L’ex lavoratore può insinuarsi al passivo di un’azienda in forza di sentenza passata in giudicato dopo la domanda di ammissione al concordato preventivo e prima della sentenza di fallimento?
Secondo la Corte di Cassazione (Cass. Civ. sez. I, 06/08/2010 n. 18437) “quando si verifichi a posteriori che lo stato di crisi in base al quale era stata chiesta l’ammissione al concordato preventivo in realtà coincideva con lo stato di insolvenza, l’efficacia della sentenza dichiarativa di fallimento va retrodatata alla data di presentazione della predetta domanda”.
Diamo
per ipotesi che sia accertato, con sentenza dichiarativa di fallimento, che lo
stato di insolvenza dell’azienda sussisteva al tempo della richiesta di
ammissione al concordato preventivo. Gli effetti della sentenza fallimentare retrodaterebbero
alla domanda di ammissione al concordato.

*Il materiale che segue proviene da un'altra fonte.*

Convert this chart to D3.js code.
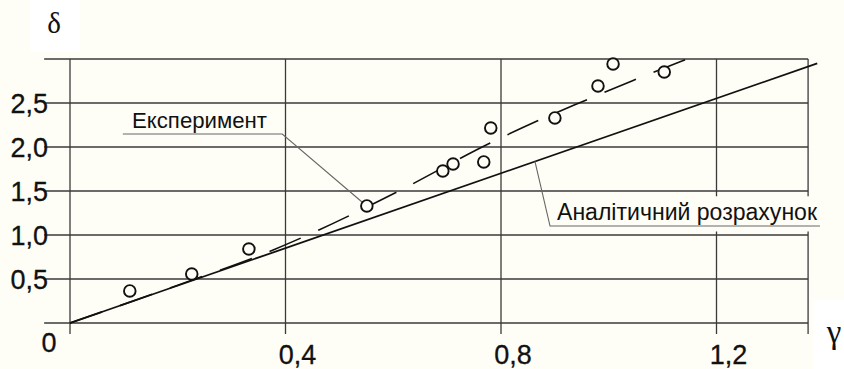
<!DOCTYPE html>
<html><head><meta charset="utf-8">
<script src="https://cdn.jsdelivr.net/npm/d3@7"></script>
<style>html,body{margin:0;padding:0;background:#fefef6;} svg{display:block;}</style>
</head><body>
<svg id="c" width="844" height="369"></svg>
<script>
// ---- data ----
const xGrid = [0, 0.4, 0.8, 1.2, 1.37];
const xTicks = [0.4, 0.8, 1.2];
const yGrid = [0, 0.5, 1, 1.5, 2, 2.5, 3];
const yTicks = [0.5, 1, 1.5, 2, 2.5];
const expX = [0.111, 0.226, 0.332, 0.551, 0.692, 0.711, 0.768, 0.781, 0.900, 0.980, 1.008, 1.103];
const expY = [0.364, 0.557, 0.841, 1.330, 1.727, 1.807, 1.830, 2.216, 2.330, 2.693, 2.943, 2.852];
const fitX = [0, 0.2, 0.377, 0.462, 0.607, 0.780, 0.867, 0.954, 1.043, 1.145];
const fitY = [0, 0.43, 0.83, 1.057, 1.489, 2.045, 2.295, 2.523, 2.750, 3.0];
const analyticX = [0, 1.387];
const analyticY = [0, 2.95];
const labelExp = "Експеримент";
const labelAn = "Аналітичний розрахунок";
const axisX = "γ", axisY = "δ", originLabel = "0";
// annotation anchor points (data coordinates)
const leaderExp = [[0.098, 2.148], [0.394, 2.148], [0.542, 1.375]];
const leaderAn = [[0.863, 1.838], [0.891, 1.102], [1.392, 1.102]];

const W = 844, H = 369, BG = "#fefef6";
const svg = d3.select("#c");
svg.append("rect").attr("width", W).attr("height", H).attr("fill", BG);

const x = d3.scaleLinear().domain([0, 1.2]).range([70, 716.5]);
const y = d3.scaleLinear().domain([0, 3]).range([323, 59]);
const fmt = d3.formatLocale({decimal: ",", thousands: " ", grouping: [3], currency: ["", ""]}).format(".1f");

// white patches behind axis symbols
svg.append("rect").attr("x", 30).attr("y", 0).attr("width", 50).attr("height", 52).attr("fill", "#ffffff");
svg.append("rect").attr("x", 813).attr("y", 300).attr("width", 31).attr("height", 69).attr("fill", "#ffffff");

const grid = svg.append("g").attr("stroke", "#3a3a3a").attr("stroke-width", 1.3);
grid.selectAll("line.v").data(xGrid).join("line")
  .attr("x1", d => x(d)).attr("x2", d => x(d))
  .attr("y1", y(3)).attr("y2", y(-0.125));
grid.selectAll("line.h").data(yGrid).join("line")
  .attr("y1", d => y(d)).attr("y2", d => y(d))
  .attr("x1", x(-0.048)).attr("x2", x(1.37));

// gap in grid behind analytic label
svg.append("rect").attr("x", x(0.88)).attr("y", y(1.44)).attr("width", x(1.41) - x(0.88))
  .attr("height", y(1.04) - y(1.44)).attr("fill", BG);

// tick labels
const tf = "'Liberation Sans', Arial, sans-serif";
const tick = sel => sel.attr("font-family", tf).attr("font-size", 27).attr("fill", "#111")
  .attr("stroke", "#111").attr("stroke-width", 0.3);
svg.selectAll("text.yt").data(yTicks).join("text")
  .attr("x", 48).attr("y", d => y(d) + 10).attr("text-anchor", "end")
  .call(tick).text(d => fmt(d));
svg.selectAll("text.xt").data(xTicks).join("text")
  .attr("x", d => x(d) + 12).attr("y", 364).attr("text-anchor", "middle")
  .call(tick).text(d => fmt(d));
svg.append("text").attr("x", 49).attr("y", 352).attr("text-anchor", "middle")
  .call(tick).text(originLabel);

const sf = "'Liberation Serif', 'DejaVu Serif', serif";
svg.append("text").attr("x", 54).attr("y", 33).attr("text-anchor", "middle")
  .attr("font-family", sf).attr("font-size", 29).attr("fill", "#111").text(axisY);
svg.append("text").attr("x", 834).attr("y", 343).attr("text-anchor", "middle")
  .attr("font-family", sf).attr("font-size", 33).attr("fill", "#111").text(axisX);

// analytic line
const line = d3.line().x(d => x(d[0])).y(d => y(d[1]));
svg.append("path").datum(d3.zip(analyticX, analyticY)).attr("d", line)
  .attr("fill", "none").attr("stroke", "#111").attr("stroke-width", 1.8);

// experiment fit (dashed)
svg.append("path").datum(d3.zip(fitX, fitY)).attr("d", d3.line().x(d => x(d[0])).y(d => y(d[1])).curve(d3.curveMonotoneX))
  .attr("fill", "none").attr("stroke", "#111").attr("stroke-width", 1.6)
  .attr("stroke-dasharray", "34,19").attr("stroke-dashoffset", 0);

// leader lines
svg.append("path").datum(leaderExp).attr("d", line).attr("fill", "none")
  .attr("stroke", "#666").attr("stroke-width", 1.1);
svg.append("path").datum(leaderAn).attr("d", line).attr("fill", "none")
  .attr("stroke", "#666").attr("stroke-width", 1.1);

// points
svg.selectAll("circle.p").data(d3.zip(expX, expY)).join("circle")
  .attr("cx", d => x(d[0])).attr("cy", d => y(d[1])).attr("r", 5.8)
  .attr("fill", BG).attr("stroke", "#111").attr("stroke-width", 1.9);

// labels
svg.append("text").attr("x", x(0.1151)).attr("y", y(2.216))
  .attr("font-family", tf).attr("font-size", 22).attr("fill", "#111")
  .attr("textLength", 135).attr("lengthAdjust", "spacingAndGlyphs").text(labelExp);
svg.append("text").attr("x", x(0.904)).attr("y", y(1.170))
  .attr("font-family", tf).attr("font-size", 23).attr("fill", "#111")
  .attr("textLength", 260).attr("lengthAdjust", "spacingAndGlyphs").text(labelAn);
</script>
</body></html>
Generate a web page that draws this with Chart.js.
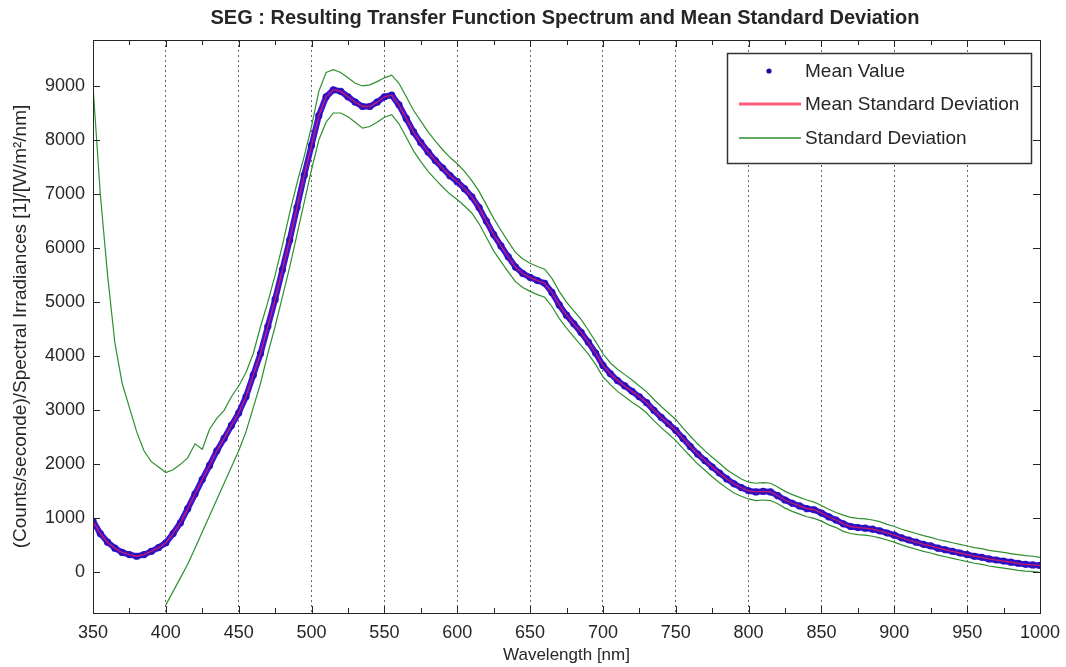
<!DOCTYPE html>
<html>
<head>
<meta charset="utf-8">
<script src="https://cdn.jsdelivr.net/npm/chart.js@4"></script>
<style>
  html, body { margin: 0; padding: 0; background: #fff; }
  #wrap { width: 1066px; height: 667px; }
</style>
</head>
<body>
<div id="wrap"><canvas id="spectrum" width="1066" height="667"></canvas></div>
<script>
// wavelength grid [nm]
const wavelengths = [
  350, 355, 360, 365, 370, 375, 380, 385, 390, 395, 400, 405, 410, 415, 420, 425, 430, 435, 440, 445,
  450, 455, 460, 465, 470, 475, 480, 485, 490, 495, 500, 505, 510, 515, 520, 525, 530, 535, 540, 545,
  550, 555, 560, 565, 570, 575, 580, 585, 590, 595, 600, 605, 610, 615, 620, 625, 630, 635, 640, 645,
  650, 655, 660, 665, 670, 675, 680, 685, 690, 695, 700, 705, 710, 715, 720, 725, 730, 735, 740, 745,
  750, 755, 760, 765, 770, 775, 780, 785, 790, 795, 800, 805, 810, 815, 820, 825, 830, 835, 840, 845,
  850, 855, 860, 865, 870, 875, 880, 885, 890, 895, 900, 905, 910, 915, 920, 925, 930, 935, 940, 945,
  950, 955, 960, 965, 970, 975, 980, 985, 990, 995, 1000
];

// mean transfer function
const meanValues = [
  950, 720, 560, 450, 370, 330, 300, 330, 390, 460, 550, 720, 920, 1180, 1450, 1720, 1980, 2250, 2480, 2720,
  2950, 3250, 3650, 4050, 4550, 5050, 5600, 6150, 6750, 7350, 7900, 8450, 8800, 8930, 8900, 8800, 8700, 8620, 8620, 8700,
  8800, 8830, 8650, 8400, 8150, 7950, 7780, 7620, 7480, 7340, 7230, 7100, 6950, 6750, 6500, 6250, 6040, 5840, 5650, 5530,
  5460, 5400, 5350, 5180, 4950, 4760, 4600, 4440, 4260, 4060, 3830, 3680, 3550, 3450, 3350, 3250, 3140, 3000, 2870, 2750,
  2630, 2480, 2330, 2190, 2070, 1950, 1840, 1730, 1640, 1570, 1510, 1490, 1500, 1490, 1420, 1340, 1280, 1230, 1180, 1160,
  1100, 1030, 970, 900, 850, 830, 820, 800, 770, 730, 690, 640, 600, 560, 520, 490, 450, 420, 390, 360,
  330, 300, 280, 250, 230, 210, 190, 170, 150, 140, 130
];

// mean + standard deviation
const upperStd = [
  9000, 7000, 5500, 4250, 3500, 3050, 2600, 2250, 2050, 1950, 1850, 1900, 2000, 2120, 2380, 2280, 2650, 2850, 3000, 3250,
  3450, 3700, 4050, 4550, 5000, 5500, 6050, 6650, 7200, 7700, 8250, 8900, 9250, 9300, 9250, 9150, 9050, 9000, 9020, 9080,
  9150, 9200, 9050, 8800, 8550, 8350, 8150, 7980, 7820, 7680, 7560, 7420, 7250, 7050, 6800, 6550, 6330, 6120, 5920, 5800,
  5720, 5660, 5610, 5440, 5200, 5000, 4840, 4680, 4480, 4270, 4050, 3880, 3760, 3660, 3560, 3450, 3340, 3200, 3070, 2950,
  2830, 2670, 2520, 2380, 2250, 2130, 2020, 1900, 1810, 1730, 1670, 1650, 1660, 1650, 1580, 1500, 1440, 1390, 1340, 1300,
  1240, 1170, 1110, 1060, 1020, 1000, 990, 970, 940, 890, 850, 800, 760, 720, 680, 650, 610, 580, 550, 520,
  490, 460, 440, 410, 390, 370, 350, 330, 310, 300, 280
];

// mean - standard deviation (not plotted below 400 nm)
const lowerStd = [
  null, null, null, null, null, null, null, null, null, null, -600, -350, -100, 150, 450, 750, 1050, 1350, 1650, 1950,
  2250, 2600, 3050, 3500, 4050, 4550, 5100, 5650, 6250, 6850, 7450, 8000, 8330, 8500, 8500, 8430, 8330, 8220, 8250, 8330,
  8420, 8470, 8300, 8050, 7800, 7600, 7420, 7270, 7130, 7000, 6900, 6780, 6650, 6450, 6200, 5950, 5750, 5560, 5380, 5270,
  5200, 5140, 5090, 4920, 4700, 4520, 4360, 4200, 4040, 3850, 3620, 3480, 3350, 3250, 3150, 3060, 2950, 2810, 2680, 2560,
  2440, 2290, 2150, 2010, 1890, 1770, 1660, 1560, 1470, 1410, 1360, 1330, 1340, 1330, 1270, 1190, 1130, 1080, 1030, 1000,
  950, 880, 830, 760, 720, 700, 690, 670, 640, 600, 560, 510, 470, 430, 390, 360, 320, 290, 260, 230,
  200, 170, 150, 120, 100, 80, 60, 40, 25, 15, 0
];

const xTicks = [350, 400, 450, 500, 550, 600, 650, 700, 750, 800, 850, 900, 950, 1000];
const yTicks = [0, 1000, 2000, 3000, 4000, 5000, 6000, 7000, 8000, 9000];
const seriesNames = ["Mean Value", "Mean Standard Deviation", "Standard Deviation"];

const FONT = "'Liberation Sans', Arial, Helvetica, sans-serif";
const TEXT = "#262626";
const BLUE = "#3a16d2";
const RED = "rgba(255, 30, 80, 0.75)";
const GREEN = "#2f8f2f";

function pts(vals) {
    return wavelengths.map((w, i) => ({ x: w, y: vals[i] }));
}

// axes box, inward ticks, title and boxed legend like the original figure
const figureDecor = {
    id: "figureDecor",
    afterDraw(chart) {
        const ctx = chart.ctx;
        const a = chart.chartArea;
        const xs = chart.scales.x, ys = chart.scales.y;
        ctx.save();
        ctx.strokeStyle = TEXT;
        ctx.lineWidth = 1;
        ctx.strokeRect(Math.round(a.left) + 0.5, Math.round(a.top) + 0.5,
            Math.round(a.right - a.left), Math.round(a.bottom - a.top));

        ctx.beginPath();
        for (let v = 350; v <= 1000; v += 25) {
            const px = Math.round(xs.getPixelForValue(v)) + 0.5;
            const len = v % 50 === 0 ? 7 : 5;
            ctx.moveTo(px, a.bottom); ctx.lineTo(px, a.bottom - len);
            ctx.moveTo(px, a.top); ctx.lineTo(px, a.top + len);
        }
        yTicks.forEach(v => {
            const py = Math.round(ys.getPixelForValue(v)) + 0.5;
            ctx.moveTo(a.left, py); ctx.lineTo(a.left + 7, py);
            ctx.moveTo(a.right, py); ctx.lineTo(a.right - 7, py);
        });
        ctx.stroke();

        // title
        ctx.fillStyle = TEXT;
        ctx.font = "bold 20px " + FONT;
        ctx.textAlign = "center";
        ctx.textBaseline = "middle";
        ctx.fillText("SEG : Resulting Transfer Function Spectrum and Mean Standard Deviation", 565, 18);

        // legend
        const lx = 727, ly = 53, lw = 304, lh = 110;
        ctx.fillStyle = "#fff";
        ctx.fillRect(lx, ly, lw, lh);
        ctx.lineWidth = 1.5;
        ctx.strokeStyle = "#333";
        ctx.strokeRect(lx + 0.5, ly + 0.5, lw, lh);

        const rows = [71, 104, 138];
        ctx.fillStyle = "#1a0aa0";
        ctx.beginPath();
        ctx.arc(769, rows[0], 2.6, 0, Math.PI * 2);
        ctx.fill();

        ctx.lineWidth = 3;
        ctx.strokeStyle = "#ff5a78";
        ctx.beginPath(); ctx.moveTo(739, rows[1]); ctx.lineTo(801, rows[1]); ctx.stroke();
        ctx.lineWidth = 1.3;
        ctx.strokeStyle = GREEN;
        ctx.beginPath(); ctx.moveTo(739, rows[2]); ctx.lineTo(801, rows[2]); ctx.stroke();

        ctx.fillStyle = TEXT;
        ctx.font = "19px " + FONT;
        ctx.textAlign = "left";
        seriesNames.forEach((name, i) => ctx.fillText(name, 805, rows[i] + 1));
        ctx.restore();
    }
};

new Chart(document.getElementById("spectrum"), {
    type: "scatter",
    data: {
        datasets: [
            {
                label: seriesNames[1],
                data: pts(meanValues),
                showLine: true,
                borderColor: RED,
                borderWidth: 1.3,
                pointRadius: 0,
                order: 0
            },
            {
                label: seriesNames[0],
                data: pts(meanValues),
                showLine: true,
                borderColor: BLUE,
                borderWidth: 6,
                pointRadius: 3.6,
                pointBackgroundColor: "#2a10c0",
                pointBorderWidth: 0,
                order: 1
            },
            {
                label: seriesNames[2],
                data: pts(upperStd),
                showLine: true,
                borderColor: GREEN,
                borderWidth: 1.2,
                pointRadius: 0,
                order: 2
            },
            {
                label: seriesNames[2] + " (lower)",
                data: pts(lowerStd),
                showLine: true,
                spanGaps: false,
                borderColor: GREEN,
                borderWidth: 1.2,
                pointRadius: 0,
                order: 3
            }
        ]
    },
    options: {
        responsive: false,
        animation: false,
        devicePixelRatio: 1,
        layout: { padding: { top: 40, right: 26, left: 0, bottom: 0 } },
        plugins: {
            legend: { display: false },
            title: { display: false },
            tooltip: { enabled: false }
        },
        scales: {
            x: {
                type: "linear",
                min: 350,
                max: 1000,
                afterBuildTicks: s => { s.ticks = xTicks.map(v => ({ value: v })); },
                afterFit: s => { s.height = 54; s.paddingRight = 0; },
                grid: {
                    drawTicks: false,
                    color: "#666",
                    lineWidth: 1
                },
                // dotted vertical grid lines (MATLAB style)
                border: { display: false, dash: [2, 3] },
                ticks: {
                    padding: 9,
                    color: TEXT,
                    font: { family: FONT, size: 18 },
                    maxRotation: 0,
                    autoSkip: false,
                    callback: v => String(v)
                },
                title: {
                    display: true,
                    text: "Wavelength [nm]",
                    color: TEXT,
                    font: { family: FONT, size: 17 },
                    padding: { top: 0, bottom: 1 }
                }
            },
            y: {
                type: "linear",
                min: -750,
                max: 9850,
                afterBuildTicks: s => { s.ticks = yTicks.map(v => ({ value: v })); },
                afterFit: s => { s.width = 93; },
                grid: { display: false, drawTicks: false },
                border: { display: false },
                ticks: {
                    padding: 8,
                    color: TEXT,
                    font: { family: FONT, size: 18 },
                    callback: v => String(v)
                },
                title: {
                    display: true,
                    text: "(Counts/seconde)/Spectral Irradiances [1]/[W/m²/nm]",
                    color: TEXT,
                    font: { family: FONT, size: 19 },
                    padding: { top: 9, bottom: 0 }
                }
            }
        }
    },
    plugins: [figureDecor]
});
</script>
</body>
</html>
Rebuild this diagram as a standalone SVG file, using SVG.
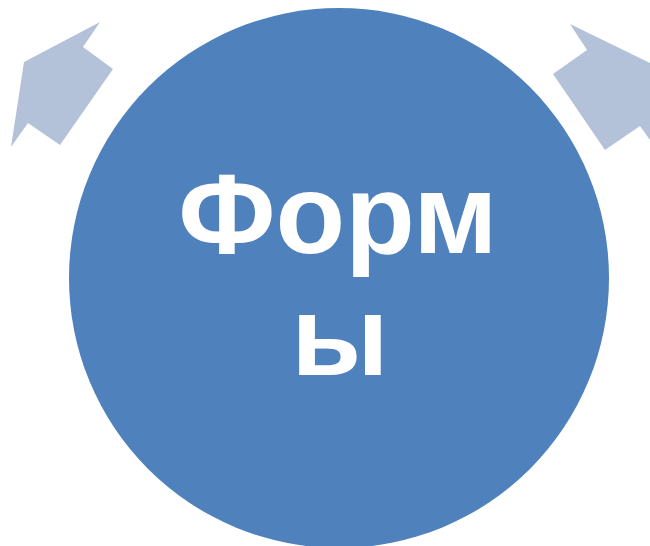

Con quali conseguenze?
Se, al momento
della domanda di ammissione al concordato, la sentenza di accertamento del
credito del lavoratore nei confronti dell’azienda fosse stata emessa ma non
ancora passata in giudicato (acquistando così definitività), tale credito potrebbe
essere ammesso al passivo nel lasso di tempo tra la domanda di ammissione al
concordato preventivo e la sentenza di fallimento?
Ai
sensi dell'art. 2751-bis del codice civile il credito vantato dal lavoratore
per prestazioni di attività lavorativa svolta per l’azienda, poi fallita è un
“credito privilegiato”, cioè, va ammesso al passivo e con soddisfazione
prioritaria rispetto agli altri creditori chirografari. La sentenza di
accertamento del credito accerta un credito che è maturato precedentemente alla
domanda di ammissione al concordato (per l’esattezza maturato al termine del
rapporto di lavoro) e quindi all’accertato stato di insolvenza.
La conseguenza è che tale credito dovrà essere senz’altro ammesso al passivo e oltrettutto in via privilegiata in quanto credito da lavoro.